# Timber Truss Roof Design [A Structural Guide]

Designing a timber roof truss for a new building project can be challenging.

You not only have to consider all loads acting on the roof (snow, wind, dead and live load) and choose the type of truss.

But you also must know how to design timber elements and ensure the structure is structurally sound.

In this post, we’ll go through, step-by-step, how to calculate the internal forces like moment and axial forces.

We’ll also define a static system and dimension the elements of the truss roof according to the Timber Eurocode EN 1995-1-1:2004.

Not much more talk, let’s dive into it.

## 🙋‍♀️ What is a timber truss roof?

The truss roof is a structural roof system spanning between 2 supports and carrying loads like wind, snow and live load. Compared to other trusses, the truss roof is usually inclined from the supports towards the midpoint. It consists of top chord, bottom chord, diagonals and connections. Statically speaking are the top and bottom chords beams, acting in normal forces, shear forces and bending moments, while the diagonals, usually, act as bars and only take up normal forces.

Doing a little bit of research i found that the diagonals can also be called:

• webs
• tie (when in tension)
• strut (when in compression)

the top chord is sometimes called

• upper chord

and the bottom chord

• lower chord
• tie beam

Have you heard any other names for truss components. Let us all know in the comments below in case you have📝

As already mentioned, there is different types of the truss roof, meaning that the different elements can be built with different materials and systems.

One example of the truss roof type can be seen in the next picture, where a whole timber beams are chosen as top and bottom chords.

The top chords have a little overhang.

The webs/diagonals are connecting top and bottom chords, which leads to an “additional support” of those members because the span is reduced.

For the wind bracing system can be used either wind bracing steel straps, wooden boards or another solution. This system is however not modelled and shown in the picture.

.. and here is the 3D model because they are an even better visualisation than 2D pictures, aren’t they?

We haven’t covered wind bracing systems yet, – how they work, why we need them – but would you be interested in learning more? Let me know in the comments below.

## 👆 Choose a Static system of the truss roof

The static system of the truss roof is built up by 2 inclined timber beams and connected to each other at the top with a hinge.

Those beams are supported with a pinned and a roller support at its lowest point or – in case of a cantilevered overhang of the roof – close to the lowest point.

4 diagonals connect top and bottom chords with each other. Those diagonals or webs take up only normal forces and are therefore modelled as bar elements.

The static system of the truss roof is visualized in the next picture.
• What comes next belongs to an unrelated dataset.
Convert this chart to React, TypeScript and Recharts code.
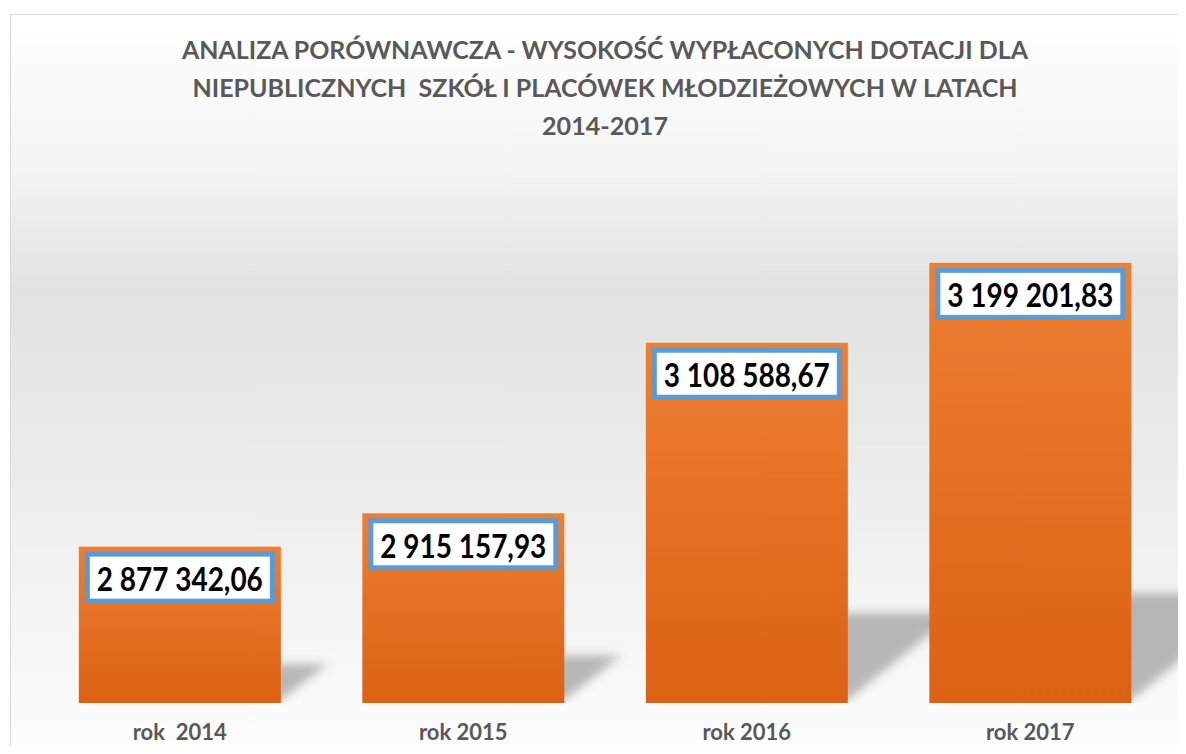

To not loose context – the 2D static system represents the following rafters. But it can also represent any other section of beams and bars. The spacing between the rafters is set to 4m.

The truss roof can of course also have different layouts with smaller/wider spans or steeper inclination.

## ⬇️ Characteristic Loads of the Truss roof

The loads will not be derived in this article. We explained the calculation of dead, live, wind and snow loads for pitched roofs thoroughly in previous articles.

The defined load values are estimations from the previous calculations.

As we also discussed in the article about the characteristic snow load, there are 3 different load cases, where only half of the value is applied on one pitched side but the full value on the other.

However, due to simplicity we only consider load case 1 in this tutorial which applies $s_{k} = 0.53 kN/m^2$ on both rafters.

We split up the wind load from the above table due to the complexity of the wind with its wind areas and directions.

In this calculation, we will only focus on the external wind pressure for areas of 10 m2.

### Wind direction side

The following picture presents the static system of the truss roof with its line loads applied.

The section that is presented in Figure: Truss roof | 2D static system representing beams and bars is used for this example.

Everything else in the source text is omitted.